Instructions for the task – Copy out each line exactly; pictures stay out of the copy.
────────────────────
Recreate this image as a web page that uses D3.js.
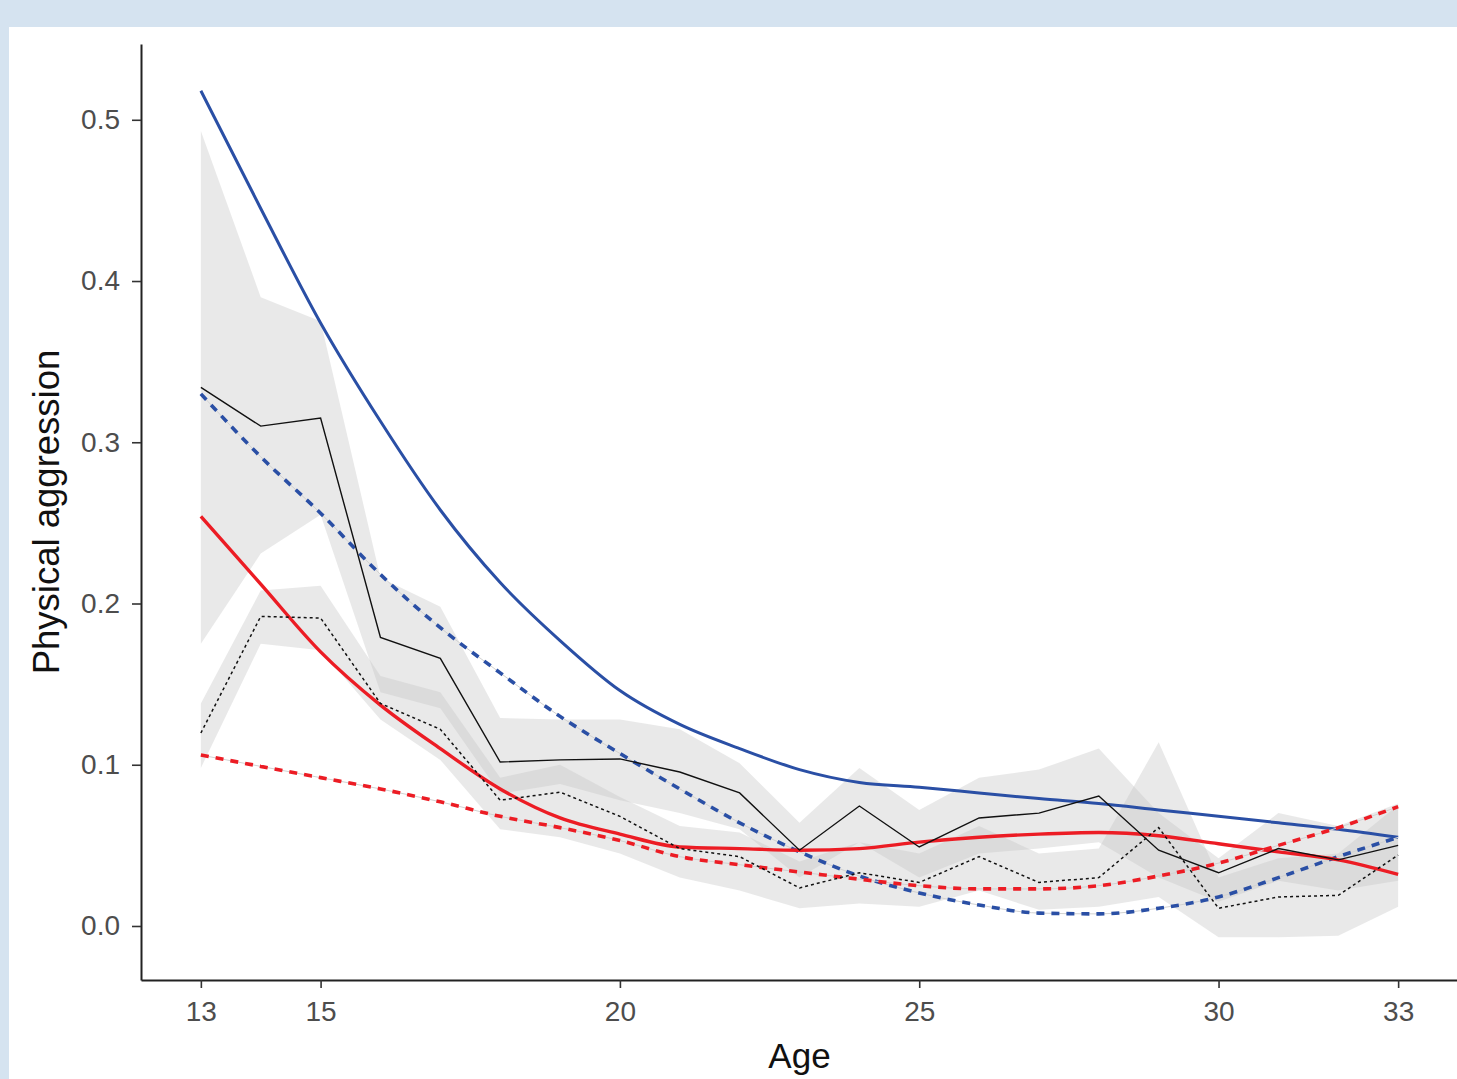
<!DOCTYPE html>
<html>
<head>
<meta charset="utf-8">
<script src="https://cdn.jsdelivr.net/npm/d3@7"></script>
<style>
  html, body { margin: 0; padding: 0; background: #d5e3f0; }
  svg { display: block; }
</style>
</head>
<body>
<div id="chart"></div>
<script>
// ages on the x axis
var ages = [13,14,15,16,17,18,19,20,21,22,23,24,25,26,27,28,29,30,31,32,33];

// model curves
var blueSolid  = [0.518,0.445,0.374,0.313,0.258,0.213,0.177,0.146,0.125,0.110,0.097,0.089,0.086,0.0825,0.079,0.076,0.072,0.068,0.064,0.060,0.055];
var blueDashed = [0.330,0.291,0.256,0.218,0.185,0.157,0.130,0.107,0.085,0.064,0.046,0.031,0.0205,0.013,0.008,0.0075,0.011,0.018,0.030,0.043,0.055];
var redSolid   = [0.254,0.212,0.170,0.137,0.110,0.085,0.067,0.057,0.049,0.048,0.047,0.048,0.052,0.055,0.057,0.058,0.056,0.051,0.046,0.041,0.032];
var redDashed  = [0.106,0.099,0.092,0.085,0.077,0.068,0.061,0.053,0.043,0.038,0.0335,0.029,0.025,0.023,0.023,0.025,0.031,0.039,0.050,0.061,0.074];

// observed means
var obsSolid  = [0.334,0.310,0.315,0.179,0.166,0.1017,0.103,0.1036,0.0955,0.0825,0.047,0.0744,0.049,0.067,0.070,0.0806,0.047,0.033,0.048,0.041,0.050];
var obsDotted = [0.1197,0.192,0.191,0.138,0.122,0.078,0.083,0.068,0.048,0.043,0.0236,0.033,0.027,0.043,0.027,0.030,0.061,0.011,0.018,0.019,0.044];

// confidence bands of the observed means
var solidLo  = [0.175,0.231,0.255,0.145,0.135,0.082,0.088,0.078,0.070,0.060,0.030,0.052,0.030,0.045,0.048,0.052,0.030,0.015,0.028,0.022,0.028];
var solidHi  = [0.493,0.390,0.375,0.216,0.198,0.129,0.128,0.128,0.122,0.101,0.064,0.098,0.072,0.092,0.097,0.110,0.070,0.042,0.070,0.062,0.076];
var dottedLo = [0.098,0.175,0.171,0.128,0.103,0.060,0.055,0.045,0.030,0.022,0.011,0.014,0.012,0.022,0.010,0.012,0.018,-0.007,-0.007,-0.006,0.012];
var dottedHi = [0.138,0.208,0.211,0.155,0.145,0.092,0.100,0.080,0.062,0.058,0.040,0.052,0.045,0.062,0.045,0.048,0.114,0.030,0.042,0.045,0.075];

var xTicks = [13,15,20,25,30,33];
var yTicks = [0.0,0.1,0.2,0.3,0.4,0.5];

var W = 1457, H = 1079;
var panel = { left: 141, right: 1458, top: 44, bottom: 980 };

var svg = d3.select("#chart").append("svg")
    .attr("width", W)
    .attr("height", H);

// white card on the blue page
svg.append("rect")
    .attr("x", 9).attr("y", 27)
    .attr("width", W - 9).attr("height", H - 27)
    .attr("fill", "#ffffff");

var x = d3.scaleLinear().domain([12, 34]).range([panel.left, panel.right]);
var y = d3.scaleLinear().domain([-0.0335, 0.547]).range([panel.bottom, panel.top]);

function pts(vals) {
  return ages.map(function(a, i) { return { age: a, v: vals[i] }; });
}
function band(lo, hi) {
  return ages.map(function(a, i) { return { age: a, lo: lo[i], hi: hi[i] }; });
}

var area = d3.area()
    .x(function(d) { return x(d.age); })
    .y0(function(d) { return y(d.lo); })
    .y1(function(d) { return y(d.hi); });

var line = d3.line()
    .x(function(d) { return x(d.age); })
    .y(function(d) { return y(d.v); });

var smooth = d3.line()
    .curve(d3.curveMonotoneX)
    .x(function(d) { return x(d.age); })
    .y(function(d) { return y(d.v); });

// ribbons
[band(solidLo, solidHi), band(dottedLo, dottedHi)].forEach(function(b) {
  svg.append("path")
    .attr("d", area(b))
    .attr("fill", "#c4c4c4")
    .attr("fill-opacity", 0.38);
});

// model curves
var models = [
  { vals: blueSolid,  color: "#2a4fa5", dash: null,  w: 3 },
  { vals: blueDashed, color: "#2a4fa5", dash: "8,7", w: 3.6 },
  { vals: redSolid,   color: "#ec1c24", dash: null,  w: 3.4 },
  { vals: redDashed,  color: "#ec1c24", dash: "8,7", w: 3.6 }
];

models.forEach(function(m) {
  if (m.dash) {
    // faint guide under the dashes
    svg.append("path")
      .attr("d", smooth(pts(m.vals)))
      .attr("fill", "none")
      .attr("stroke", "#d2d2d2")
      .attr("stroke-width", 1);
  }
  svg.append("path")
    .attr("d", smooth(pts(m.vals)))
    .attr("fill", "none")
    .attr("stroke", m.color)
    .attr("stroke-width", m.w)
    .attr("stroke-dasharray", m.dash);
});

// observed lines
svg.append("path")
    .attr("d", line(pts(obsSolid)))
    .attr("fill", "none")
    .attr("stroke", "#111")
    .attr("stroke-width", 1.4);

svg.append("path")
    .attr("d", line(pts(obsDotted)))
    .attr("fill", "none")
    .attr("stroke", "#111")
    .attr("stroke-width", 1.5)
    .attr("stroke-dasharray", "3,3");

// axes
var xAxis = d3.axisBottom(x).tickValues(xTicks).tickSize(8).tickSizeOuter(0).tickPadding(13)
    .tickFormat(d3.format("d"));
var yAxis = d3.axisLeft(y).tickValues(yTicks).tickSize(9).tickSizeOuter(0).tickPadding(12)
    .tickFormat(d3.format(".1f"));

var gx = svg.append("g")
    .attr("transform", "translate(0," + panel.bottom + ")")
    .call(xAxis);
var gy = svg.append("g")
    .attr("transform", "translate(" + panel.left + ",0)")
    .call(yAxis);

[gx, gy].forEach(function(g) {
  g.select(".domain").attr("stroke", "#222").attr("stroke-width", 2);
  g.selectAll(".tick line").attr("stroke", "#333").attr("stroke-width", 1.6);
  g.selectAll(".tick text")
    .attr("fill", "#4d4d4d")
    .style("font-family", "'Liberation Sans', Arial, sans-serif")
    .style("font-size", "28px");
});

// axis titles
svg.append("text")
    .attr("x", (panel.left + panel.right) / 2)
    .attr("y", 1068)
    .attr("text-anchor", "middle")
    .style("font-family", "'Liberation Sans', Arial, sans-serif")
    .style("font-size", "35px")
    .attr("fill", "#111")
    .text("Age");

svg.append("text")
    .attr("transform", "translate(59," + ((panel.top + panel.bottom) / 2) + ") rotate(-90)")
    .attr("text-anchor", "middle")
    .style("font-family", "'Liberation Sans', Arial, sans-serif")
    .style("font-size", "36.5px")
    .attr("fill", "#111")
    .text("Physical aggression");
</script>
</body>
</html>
────────────────────
Answer to this exercise –
Recreate this image as a web page that uses D3.js.
<!DOCTYPE html>
<html>
<head>
<meta charset="utf-8">
<script src="https://cdn.jsdelivr.net/npm/d3@7"></script>
<style>
  html, body { margin: 0; padding: 0; background: #d5e3f0; }
  svg { display: block; }
</style>
</head>
<body>
<div id="chart"></div>
<script>
// ages on the x axis
var ages = [13,14,15,16,17,18,19,20,21,22,23,24,25,26,27,28,29,30,31,32,33];

// model curves
var blueSolid  = [0.518,0.445,0.374,0.313,0.258,0.213,0.177,0.146,0.125,0.110,0.097,0.089,0.086,0.0825,0.079,0.076,0.072,0.068,0.064,0.060,0.055];
var blueDashed = [0.330,0.291,0.256,0.218,0.185,0.157,0.130,0.107,0.085,0.064,0.046,0.031,0.0205,0.013,0.008,0.0075,0.011,0.018,0.030,0.043,0.055];
var redSolid   = [0.254,0.212,0.170,0.137,0.110,0.085,0.067,0.057,0.049,0.048,0.047,0.048,0.052,0.055,0.057,0.058,0.056,0.051,0.046,0.041,0.032];
var redDashed  = [0.106,0.099,0.092,0.085,0.077,0.068,0.061,0.053,0.043,0.038,0.0335,0.029,0.025,0.023,0.023,0.025,0.031,0.039,0.050,0.061,0.074];

// observed means
var obsSolid  = [0.334,0.310,0.315,0.179,0.166,0.1017,0.103,0.1036,0.0955,0.0825,0.047,0.0744,0.049,0.067,0.070,0.0806,0.047,0.033,0.048,0.041,0.050];
var obsDotted = [0.1197,0.192,0.191,0.138,0.122,0.078,0.083,0.068,0.048,0.043,0.0236,0.033,0.027,0.043,0.027,0.030,0.061,0.011,0.018,0.019,0.044];

// confidence bands of the observed means
var solidLo  = [0.175,0.231,0.255,0.145,0.135,0.082,0.088,0.078,0.070,0.060,0.030,0.052,0.030,0.045,0.048,0.052,0.030,0.015,0.028,0.022,0.028];
var solidHi  = [0.493,0.390,0.375,0.216,0.198,0.129,0.128,0.128,0.122,0.101,0.064,0.098,0.072,0.092,0.097,0.110,0.070,0.042,0.070,0.062,0.076];
var dottedLo = [0.098,0.175,0.171,0.128,0.103,0.060,0.055,0.045,0.030,0.022,0.011,0.014,0.012,0.022,0.010,0.012,0.018,-0.007,-0.007,-0.006,0.012];
var dottedHi = [0.138,0.208,0.211,0.155,0.145,0.092,0.100,0.080,0.062,0.058,0.040,0.052,0.045,0.062,0.045,0.048,0.114,0.030,0.042,0.045,0.075];

var xTicks = [13,15,20,25,30,33];
var yTicks = [0.0,0.1,0.2,0.3,0.4,0.5];

var W = 1457, H = 1079;
var panel = { left: 141, right: 1458, top: 44, bottom: 980 };

var svg = d3.select("#chart").append("svg")
    .attr("width", W)
    .attr("height", H);

// white card on the blue page
svg.append("rect")
    .attr("x", 9).attr("y", 27)
    .attr("width", W - 9).attr("height", H - 27)
    .attr("fill", "#ffffff");

var x = d3.scaleLinear().domain([12, 34]).range([panel.left, panel.right]);
var y = d3.scaleLinear().domain([-0.0335, 0.547]).range([panel.bottom, panel.top]);

function pts(vals) {
  return ages.map(function(a, i) { return { age: a, v: vals[i] }; });
}
function band(lo, hi) {
  return ages.map(function(a, i) { return { age: a, lo: lo[i], hi: hi[i] }; });
}

var area = d3.area()
    .x(function(d) { return x(d.age); })
    .y0(function(d) { return y(d.lo); })
    .y1(function(d) { return y(d.hi); });

var line = d3.line()
    .x(function(d) { return x(d.age); })
    .y(function(d) { return y(d.v); });

var smooth = d3.line()
    .curve(d3.curveMonotoneX)
    .x(function(d) { return x(d.age); })
    .y(function(d) { return y(d.v); });

// ribbons
[band(solidLo, solidHi), band(dottedLo, dottedHi)].forEach(function(b) {
  svg.append("path")
    .attr("d", area(b))
    .attr("fill", "#c4c4c4")
    .attr("fill-opacity", 0.38);
});

// model curves
var models = [
  { vals: blueSolid,  color: "#2a4fa5", dash: null,  w: 3 },
  { vals: blueDashed, color: "#2a4fa5", dash: "8,7", w: 3.6 },
  { vals: redSolid,   color: "#ec1c24", dash: null,  w: 3.4 },
  { vals: redDashed,  color: "#ec1c24", dash: "8,7", w: 3.6 }
];

models.forEach(function(m) {
  if (m.dash) {
    // faint guide under the dashes
    svg.append("path")
      .attr("d", smooth(pts(m.vals)))
      .attr("fill", "none")
      .attr("stroke", "#d2d2d2")
      .attr("stroke-width", 1);
  }
  svg.append("path")
    .attr("d", smooth(pts(m.vals)))
    .attr("fill", "none")
    .attr("stroke", m.color)
    .attr("stroke-width", m.w)
    .attr("stroke-dasharray", m.dash);
});

// observed lines
svg.append("path")
    .attr("d", line(pts(obsSolid)))
    .attr("fill", "none")
    .attr("stroke", "#111")
    .attr("stroke-width", 1.4);

svg.append("path")
    .attr("d", line(pts(obsDotted)))
    .attr("fill", "none")
    .attr("stroke", "#111")
    .attr("stroke-width", 1.5)
    .attr("stroke-dasharray", "3,3");

// axes
var xAxis = d3.axisBottom(x).tickValues(xTicks).tickSize(8).tickSizeOuter(0).tickPadding(13)
    .tickFormat(d3.format("d"));
var yAxis = d3.axisLeft(y).tickValues(yTicks).tickSize(9).tickSizeOuter(0).tickPadding(12)
    .tickFormat(d3.format(".1f"));

var gx = svg.append("g")
    .attr("transform", "translate(0," + panel.bottom + ")")
    .call(xAxis);
var gy = svg.append("g")
    .attr("transform", "translate(" + panel.left + ",0)")
    .call(yAxis);

[gx, gy].forEach(function(g) {
  g.select(".domain").attr("stroke", "#222").attr("stroke-width", 2);
  g.selectAll(".tick line").attr("stroke", "#333").attr("stroke-width", 1.6);
  g.selectAll(".tick text")
    .attr("fill", "#4d4d4d")
    .style("font-family", "'Liberation Sans', Arial, sans-serif")
    .style("font-size", "28px");
});

// axis titles
svg.append("text")
    .attr("x", (panel.left + panel.right) / 2)
    .attr("y", 1068)
    .attr("text-anchor", "middle")
    .style("font-family", "'Liberation Sans', Arial, sans-serif")
    .style("font-size", "35px")
    .attr("fill", "#111")
    .text("Age");

svg.append("text")
    .attr("transform", "translate(59," + ((panel.top + panel.bottom) / 2) + ") rotate(-90)")
    .attr("text-anchor", "middle")
    .style("font-family", "'Liberation Sans', Arial, sans-serif")
    .style("font-size", "36.5px")
    .attr("fill", "#111")
    .text("Physical aggression");
</script>
</body>
</html>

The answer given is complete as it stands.